Problem 2 (25% points):
Explain in few words whether or not each of the following activities is a data mining task and why.
a. Dividing the customers of a company according to their gender (5%).
b. Computing the total sales of a company (5%).
c. Sorting a student database based on student identification numbers (5%).
d. Estimating the probability of the outcomes of tossing a (fair) pair of dice (5%).
e. Predicting the future stock price of a company using historical records (5%).
Problem 3 (50% points):
Fisher’s iris data consists of measurements of iris flower plants, specifically the sepal length, sepal
width, petal length, and petal width of 150 specimens. There are 50 specimens from each of three
species: Setosa, Versicolour and Virginica.
First download the iris dataset from the UCI Machine Learning Repository:
IS467 Assignment 3 Page 2 of 2
2 | Page
http://archive.ics.uci.edu/ml/datasets/Iris. Data gathering is a process, which is why you’re going
to download it from this popular data site rather than have me give you a clean copy. In this
case, that means clicking the link for the ‘data folder’ and downloading iris.data (use the rightclick menu and you’ll see ‘Save As’ or ‘Save Target’ or ‘Save Link’ or something similar
depending on your machine).
The data file has raw CSV data (each row of data is a line of text, column values are separated by
a comma). When you use SPSS to open a data file, by default it looks for its own format (.sav
files). To find the file you downloaded, click the Files of Type dropdown and choose All Files
from the bottom of the list. SPSS will guide you through importing the data with a series of
windows. The defaults should work for this data but make note of the options. In particular,
make sure to check the box indicating that the first line of the file does not include column labels
because the data start on the first line of the file.
We want labels for the variables to help us understand what we’re doing in the analysis, though,
so we’ll add them. The correct variable names are listed in the iris.names file from the same
place you downloaded the data. In that file, look under “Attribute Information” (attribute is yet
another name for column/feature/variable in this case). You can manually add these names to
the data file by opening it in a text editor and adding a line with the variables at the beginning,
but that won’t work when the data is too large and we might as well do it in SPSS. The simplest
way to do this is to use the Variables tab in the data window. You can just type the names in the
boxes. Note that you can’t use spaces (use underscore, “_”, instead). Check the data types of the
variables (e.g. nominal or scale values, etc.). In this case the automatic import has done fine, but
it’s important to check and make sure. You can save the fixed-up data as a new SPSS file (.sav)
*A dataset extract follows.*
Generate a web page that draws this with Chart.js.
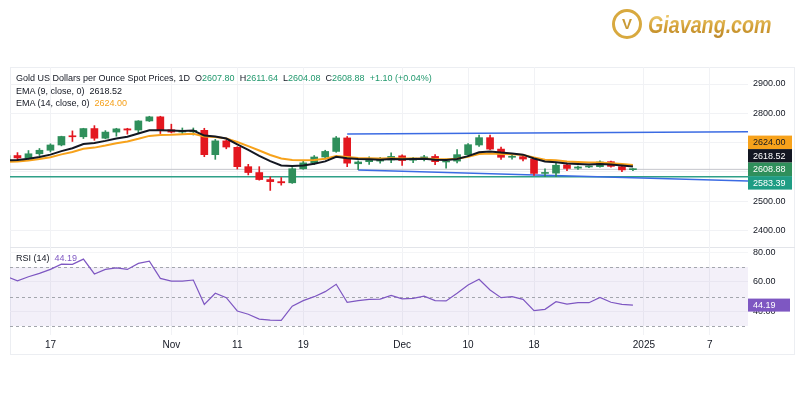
<!DOCTYPE html>
<html>
<head>
<meta charset="utf-8">
<script src="https://cdn.jsdelivr.net/npm/chart.js@4.4.1/dist/chart.umd.min.js"></script>
<style>
  html, body { margin: 0; padding: 0; background: #fff; }
  #wrap { position: relative; width: 800px; height: 400px; overflow: hidden; font-family: "Liberation Sans", Arial, sans-serif; }
  canvas { position: absolute; left: 0; top: 0; }
  .frame { position: absolute; left: 10px; top: 67px; width: 785px; height: 288px; border: 1px solid #eceef2; box-sizing: border-box; }
  .sep { position: absolute; left: 10px; top: 247px; width: 785px; height: 1px; background: #e3e5ea; }
  .leg { position: absolute; left: 16px; font-size: 9px; line-height: 11px; color: #131722; white-space: pre; z-index: 3; }
  .g { color: #22996e; }
  .o { color: #f5a01a; }
  .p { color: #7e57c2; }
  #logo { position: absolute; left: 612px; top: 9px; height: 32px; z-index: 3; }
  #logo .ring { position: absolute; left: 0; top: 0; width: 24px; height: 24px; border: 3px solid #d8a93f; border-radius: 50%;
    font: bold 15px "Liberation Sans", Arial, sans-serif; color: #c99a35; text-align: center; line-height: 24px; }
  #logo .brand { position: absolute; left: 36px; top: 2px; font: italic bold 24px "Liberation Sans", Arial, sans-serif;
    transform: scaleX(0.82); transform-origin: left top; white-space: nowrap;
    background: linear-gradient(#f5d77e, #d19d33 60%, #b9862a); -webkit-background-clip: text; background-clip: text; color: transparent; }
</style>
</head>
<body>
<div id="wrap">
  <div id="logo"><div class="ring">V</div><div class="brand">Giavang.com</div></div>
  <div class="frame"></div>
  <div class="sep"></div>
  <canvas id="price" width="800" height="400"></canvas>
  <canvas id="rsi" width="800" height="400"></canvas>
  <div class="leg" style="top:73px">Gold US Dollars per Ounce Spot Prices, 1D  O<span class="g">2607.80</span>  H<span class="g">2611.64</span>  L<span class="g">2604.08</span>  C<span class="g">2608.88</span>  <span class="g">+1.10 (+0.04%)</span></div>
  <div class="leg" style="top:86px">EMA (9, close, 0)  2618.52</div>
  <div class="leg" style="top:98px">EMA (14, close, 0)  <span class="o">2624.00</span></div>
  <div class="leg" style="top:253px">RSI (14)  <span class="p">44.19</span></div>
</div>
<script>
// daily bars, Oct 11 .. Dec 31 2024
const dates = ['Oct 11','Oct 14','Oct 15','Oct 16','Oct 17','Oct 18','Oct 21','Oct 22','Oct 23','Oct 24','Oct 25',
  'Oct 28','Oct 29','Oct 30','Oct 31','Nov 1','Nov 4','Nov 5','Nov 6','Nov 7','Nov 8','Nov 11','Nov 12','Nov 13',
  'Nov 14','Nov 15','Nov 18','Nov 19','Nov 20','Nov 21','Nov 22','Nov 25','Nov 26','Nov 27','Nov 28','Nov 29',
  'Dec 2','Dec 3','Dec 4','Dec 5','Dec 6','Dec 9','Dec 10','Dec 11','Dec 12','Dec 13','Dec 16','Dec 17','Dec 18',
  'Dec 19','Dec 20','Dec 23','Dec 24','Dec 25','Dec 26','Dec 27','Dec 30','Dec 31'];

const opens  = [2636,2656,2648,2662,2674,2692,2721,2720,2748,2715,2736,2747,2743,2774,2788,2744,2736,2737,2742,2659,
  2706,2684,2618,2598,2574,2567,2563,2611,2631,2651,2670,2716,2628,2635,2637,2641,2655,2640,2648,2653,2634,2637,
  2659,2692,2717,2678,2650,2652,2644,2595,2596,2624,2613,2617,2618,2635,2618,2607.80];
const highs  = [2661,2666,2673,2680,2696,2722,2740,2749,2758,2741,2749,2749,2775,2790,2790,2763,2750,2750,2749,2711,
  2709,2686,2626,2618,2583,2581,2615,2639,2656,2674,2721,2721,2638,2652,2650,2665,2658,2650,2657,2659,2644,2676,
  2697,2726,2726,2685,2663,2657,2650,2611,2632,2630,2620,2620,2638,2637,2622,2611.64];
const lows   = [2625,2637,2643,2656,2668,2689,2704,2714,2708,2713,2722,2729,2732,2772,2731,2733,2729,2726,2652,2643,
  2679,2610,2590,2572,2537,2555,2561,2609,2625,2644,2667,2618,2608,2626,2630,2632,2622,2632,2638,2625,2613,2631,
  2655,2687,2676,2643,2644,2638,2588,2584,2584,2604,2609,2615,2616,2616,2601,2604.08];
const closes = [2656,2648,2662,2674,2692,2721,2720,2748,2715,2736,2747,2743,2774,2788,2743,2736,2737,2742,2659,2706,
  2685,2618,2598,2574,2567,2563,2611,2631,2651,2670,2716,2630,2634,2643,2641,2653,2639,2647,2651,2635,2637,2659,
  2693,2717,2678,2650,2653,2644,2595,2598,2623,2612,2617,2618,2634,2619,2607,2608.88];

const ema9  = [2639,2641,2645,2651,2659,2671,2681,2695,2699,2706,2714,2720,2731,2742,2742,2741,2740,2741,2724,2721,
  2714,2694,2675,2655,2637,2622,2620,2622,2628,2636,2652,2647,2644,2643,2642,2644,2643,2644,2645,2642,2641,2644,
  2654,2667,2670,2666,2663,2659,2646,2636,2633,2629,2627,2625,2627,2625,2622,2618.52];
const ema14 = [2634,2636,2639,2644,2650,2660,2668,2679,2683,2690,2698,2704,2713,2723,2726,2727,2729,2730,2721,2719,
  2714,2702,2688,2673,2658,2646,2641,2640,2641,2645,2654,2651,2648,2647,2646,2647,2646,2646,2646,2644,2643,2645,
  2652,2661,2663,2661,2660,2658,2649,2642,2640,2636,2634,2632,2632,2630,2627,2624.00];
const rsi14 = [63.5,60.7,63.4,65.7,68.4,72.0,71.8,75.4,65.3,68.4,69.5,68.4,72.5,74.0,62.3,60.5,60.5,61.2,44.7,52.2,
  49.2,40.2,38.0,34.7,34.0,33.8,43.5,47.2,49.9,53.3,58.3,46.1,47.2,48.1,48.3,50.8,48.4,48.8,50.3,47.2,47.0,52.2,
  57.8,61.7,54.4,49.2,49.9,48.1,40.4,41.3,46.5,44.9,45.8,45.8,49.4,46.1,44.7,44.19];

// time axis labels (bar positions, incl. future bars)
const tickPos  = [4, 15, 21, 27, 36, 42, 48, 58, 64];
const tickText = ['17', 'Nov', '11', '19', 'Dec', '10', '18', '2025', '7'];
const priceTicks = [2400, 2500, 2600, 2700, 2800, 2900];
const rsiTicks = [40, 60, 80];

// drawings
const upperLineX = [31, 67.47], upperLineY = [2729.6, 2737.4];
const lowerLineX = [32, 67.47], lowerLineY = [2606.9, 2569.4];
const supportLevel = 2583.39;

// right axis price tags, top to bottom
const tagValues = [2624.00, 2618.52, 2608.88, 2583.39];
const tagBg = ['#f7a21b', '#131722', '#2f8f5b', '#1f9d84'];
const tagFg = ['#131722', '#ffffff', '#ffffff', '#ffffff'];
const lastClose = 2608.88;
const lastRsi = 44.19;

const X_MIN = 0.32, X_MAX = 67.47;
const FONT = '"Liberation Sans", Arial, sans-serif';
const GREEN = '#2f8f5b', RED = '#e3171f';
Chart.defaults.font.family = FONT;

const xs = closes.map((c, i) => i);
const candleColors = closes.map((c, i) => c >= opens[i] ? GREEN : RED);
const pts = (arr) => xs.map((x, i) => ({ x, y: arr[i] }));
const setTicks = (list) => (scale) => { scale.ticks = list.map(v => ({ value: v })); };

const priceTags = {
  id: 'priceTags',
  afterDraw(chart) {
    const { ctx, chartArea, scales: { y } } = chart;
    const h = 13.5;
    const anchorIdx = tagValues.indexOf(lastClose);
    const ys = tagValues.map(v => y.getPixelForValue(v));
    for (let i = anchorIdx - 1; i >= 0; i--) ys[i] = Math.min(ys[i], ys[i + 1] - h);
    for (let i = anchorIdx + 1; i < ys.length; i++) ys[i] = Math.max(ys[i], ys[i - 1] + h);
    ctx.save();
    ctx.font = '9px ' + FONT;
    ctx.textBaseline = 'middle';
    tagValues.forEach((v, i) => {
      ctx.fillStyle = tagBg[i];
      ctx.fillRect(chartArea.right, ys[i] - h / 2, 44, h);
      ctx.fillStyle = tagFg[i];
      ctx.fillText(v.toFixed(2), chartArea.right + 5, ys[i] + 0.5);
    });
    ctx.restore();
  }
};

new Chart(document.getElementById('price'), {
  type: 'bar',
  data: {
    labels: dates,
    datasets: [
      { type: 'line', label: 'EMA 9', data: pts(ema9), borderColor: '#131722', borderWidth: 2, pointRadius: 0, order: 0 },
      { type: 'line', label: 'EMA 14', data: pts(ema14), borderColor: '#f7a21b', borderWidth: 2, pointRadius: 0, order: 1 },
      { label: 'body', data: xs.map((x, i) => ({ x, y: [opens[i], closes[i]] })), backgroundColor: candleColors,
        barThickness: 7, grouped: false, minBarLength: 1, order: 2 },
      { label: 'wick', data: xs.map((x, i) => ({ x, y: [lows[i], highs[i]] })), backgroundColor: candleColors,
        barThickness: 1, grouped: false, order: 3 },
      { type: 'line', data: upperLineX.map((x, i) => ({ x, y: upperLineY[i] })), borderColor: '#3b6be3', borderWidth: 1.5, pointRadius: 0, order: 5 },
      { type: 'line', data: lowerLineX.map((x, i) => ({ x, y: lowerLineY[i] })), borderColor: '#3b6be3', borderWidth: 1.5, pointRadius: 0, order: 5 },
      { type: 'line', data: [{ x: X_MIN, y: supportLevel }, { x: X_MAX, y: supportLevel }], borderColor: '#2fa088', borderWidth: 1.5, pointRadius: 0, order: 6 },
      { type: 'line', data: [{ x: X_MIN, y: lastClose }, { x: X_MAX, y: lastClose }], borderColor: '#c4c6cc', borderWidth: 1, pointRadius: 0, order: 7 }
    ]
  },
  options: {
    responsive: false, animation: false, devicePixelRatio: 1,
    layout: { padding: { left: 10, top: 67, right: 0, bottom: 153 } },
    plugins: { legend: { display: false }, tooltip: { enabled: false } },
    scales: {
      x: { type: 'linear', min: X_MIN, max: X_MAX, offset: false, afterBuildTicks: setTicks(tickPos),
        ticks: { display: false }, grid: { color: '#f1f2f5', drawTicks: false, offset: false }, border: { display: false },
        afterFit: (s) => { s.height = 0; } },
      y: { position: 'right', min: 2344, max: 2958, afterBuildTicks: setTicks(priceTicks),
        ticks: { padding: 5, color: '#131722', font: { size: 9 }, callback: (v) => v.toFixed(2) },
        grid: { color: '#f1f2f5', drawTicks: false }, border: { display: false },
        afterFit: (s) => { s.width = 52; } }
    }
  },
  plugins: [priceTags]
});

const rsiBand = {
  id: 'rsiBand',
  beforeDatasetsDraw(chart) {
    const { ctx, chartArea: a, scales: { y } } = chart;
    ctx.save();
    ctx.fillStyle = 'rgba(126,87,194,0.09)';
    ctx.fillRect(a.left, y.getPixelForValue(70), a.right - a.left, y.getPixelForValue(30) - y.getPixelForValue(70));
    ctx.strokeStyle = '#a3a6ad';
    ctx.lineWidth = 1;
    ctx.setLineDash([3, 3]);
    [70, 50, 30].forEach(v => {
      const py = Math.round(y.getPixelForValue(v)) + 0.5;
      ctx.beginPath(); ctx.moveTo(a.left, py); ctx.lineTo(a.right, py); ctx.stroke();
    });
    ctx.restore();
  },
  afterDraw(chart) {
    const { ctx, chartArea: a, scales: { y } } = chart;
    const py = y.getPixelForValue(lastRsi);
    ctx.save();
    ctx.fillStyle = '#7e57c2';
    ctx.fillRect(a.right, py - 6.5, 42, 13);
    ctx.fillStyle = '#fff';
    ctx.font = '9px ' + FONT;
    ctx.textBaseline = 'middle';
    ctx.fillText(lastRsi.toFixed(2), a.right + 5, py + 0.5);
    ctx.restore();
  }
};

new Chart(document.getElementById('rsi'), {
  type: 'line',
  data: { datasets: [{ label: 'RSI', data: pts(rsi14), borderColor: '#7e57c2', borderWidth: 1.2, pointRadius: 0 }] },
  options: {
    responsive: false, animation: false, devicePixelRatio: 1,
    layout: { padding: { left: 10, top: 247, right: 0, bottom: 45 } },
    plugins: { legend: { display: false }, tooltip: { enabled: false } },
    scales: {
      x: { type: 'linear', min: X_MIN, max: X_MAX, afterBuildTicks: setTicks(tickPos),
        ticks: { color: '#131722', font: { size: 10 }, padding: 4, maxRotation: 0, autoSkip: false,
          callback: (v) => tickText[tickPos.indexOf(v)] },
        grid: { color: '#f1f2f5', drawTicks: false }, border: { display: false },
        afterFit: (s) => { s.height = 20; } },
      y: { position: 'right', min: 23.9, max: 83.6, afterBuildTicks: setTicks(rsiTicks),
        ticks: { padding: 5, color: '#131722', font: { size: 9 }, callback: (v) => v.toFixed(2) },
        grid: { color: '#f4f5f7', drawTicks: false }, border: { display: false },
        afterFit: (s) => { s.width = 52; } }
    }
  },
  plugins: [rsiBand]
});
</script>
</body>
</html>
if you want to be able to work with it later without redoing the renaming.
NOW, use SPSS to answer the following questions (see the first lab for help):
a. Visualize the relationship between the two sepal variables, sepal length and sepal width,
using a scatter plot. Use different colors or symbols per class so you can see how the
classes are related to this pair of variables. We talked in class about how classifiers work,
broadly-speaking. Do you think that a classification algorithm using these two variables
will be successful in classifying data with respect to the class labels we have? Explain why
or why not and include the plot image with your answer (10%).
b. Repeat part (a) for the petal variables (10%).
c. Create a histogram for each of the four variables. Histograms in SPSS are just a different
graph type from scatterplots. Describe what you can tell about the distribution of each
variable (10%).
d. Determine if there are any outliers in the data with respect to the sepal length (10%).
e. Repeat d. for the petal length (10%).